> _Requirement_
Copy all lines below containing "this".

┌────────

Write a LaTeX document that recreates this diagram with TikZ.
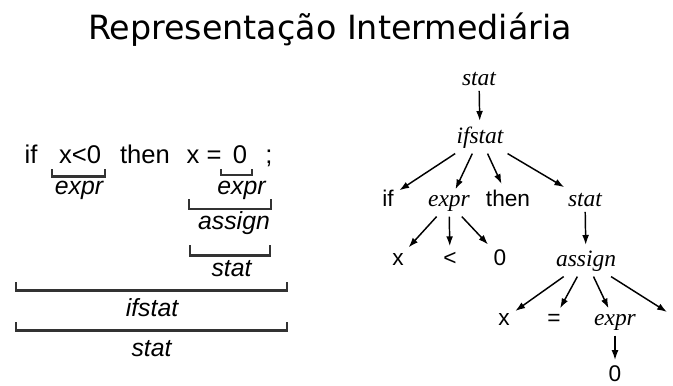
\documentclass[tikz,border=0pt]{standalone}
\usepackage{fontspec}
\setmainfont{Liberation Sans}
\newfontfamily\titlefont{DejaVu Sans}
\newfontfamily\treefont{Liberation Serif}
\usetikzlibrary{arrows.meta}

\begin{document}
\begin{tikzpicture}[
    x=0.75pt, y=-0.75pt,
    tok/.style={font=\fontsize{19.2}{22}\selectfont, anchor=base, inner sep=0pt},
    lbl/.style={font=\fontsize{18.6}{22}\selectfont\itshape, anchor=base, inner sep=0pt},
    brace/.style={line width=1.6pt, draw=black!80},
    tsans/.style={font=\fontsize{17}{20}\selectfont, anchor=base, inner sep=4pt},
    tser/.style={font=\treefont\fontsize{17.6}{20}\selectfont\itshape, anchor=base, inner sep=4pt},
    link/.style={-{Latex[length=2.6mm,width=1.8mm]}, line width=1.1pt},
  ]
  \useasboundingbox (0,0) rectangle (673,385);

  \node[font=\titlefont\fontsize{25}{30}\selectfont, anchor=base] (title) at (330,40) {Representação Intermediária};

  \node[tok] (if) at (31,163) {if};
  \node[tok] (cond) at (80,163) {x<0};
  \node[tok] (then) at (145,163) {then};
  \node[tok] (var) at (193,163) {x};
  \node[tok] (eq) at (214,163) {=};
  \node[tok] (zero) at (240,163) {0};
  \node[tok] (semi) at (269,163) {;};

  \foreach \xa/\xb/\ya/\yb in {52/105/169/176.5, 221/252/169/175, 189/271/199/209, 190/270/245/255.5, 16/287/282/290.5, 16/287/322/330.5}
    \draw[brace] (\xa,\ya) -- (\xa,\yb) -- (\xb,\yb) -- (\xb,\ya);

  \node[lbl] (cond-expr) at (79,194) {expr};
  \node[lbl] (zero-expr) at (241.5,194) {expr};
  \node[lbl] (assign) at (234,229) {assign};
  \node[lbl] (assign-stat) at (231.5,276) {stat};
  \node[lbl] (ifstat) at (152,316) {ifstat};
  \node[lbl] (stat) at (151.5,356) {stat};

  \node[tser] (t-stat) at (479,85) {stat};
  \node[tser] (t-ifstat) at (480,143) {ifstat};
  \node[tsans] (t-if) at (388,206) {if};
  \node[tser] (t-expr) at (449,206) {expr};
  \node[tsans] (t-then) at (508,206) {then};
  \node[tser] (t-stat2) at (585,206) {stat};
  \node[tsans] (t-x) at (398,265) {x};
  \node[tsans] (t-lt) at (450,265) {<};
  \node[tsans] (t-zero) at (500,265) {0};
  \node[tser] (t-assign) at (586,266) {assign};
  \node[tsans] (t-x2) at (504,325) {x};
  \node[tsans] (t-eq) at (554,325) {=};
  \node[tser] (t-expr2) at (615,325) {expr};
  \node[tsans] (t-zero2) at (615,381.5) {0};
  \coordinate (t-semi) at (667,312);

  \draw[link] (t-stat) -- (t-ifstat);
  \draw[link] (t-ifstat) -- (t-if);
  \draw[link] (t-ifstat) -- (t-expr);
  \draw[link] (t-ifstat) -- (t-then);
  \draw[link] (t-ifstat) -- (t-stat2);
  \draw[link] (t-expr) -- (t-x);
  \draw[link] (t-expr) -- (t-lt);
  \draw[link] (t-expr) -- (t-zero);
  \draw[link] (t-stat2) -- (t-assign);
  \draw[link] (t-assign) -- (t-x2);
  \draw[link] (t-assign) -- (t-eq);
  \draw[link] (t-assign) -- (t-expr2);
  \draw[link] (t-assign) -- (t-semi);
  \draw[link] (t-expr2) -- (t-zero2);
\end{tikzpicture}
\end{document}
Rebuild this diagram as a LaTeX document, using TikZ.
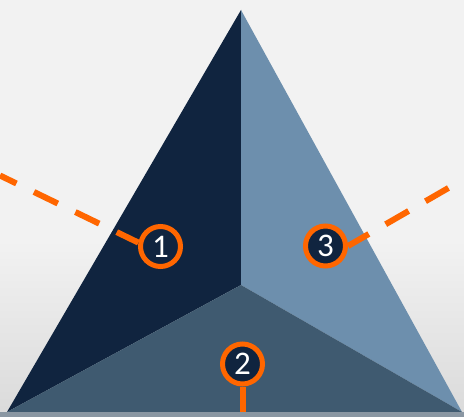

└────────

> _Solved problem_
Write a LaTeX document that recreates this diagram with TikZ.
Rebuild this diagram as a LaTeX document, using TikZ.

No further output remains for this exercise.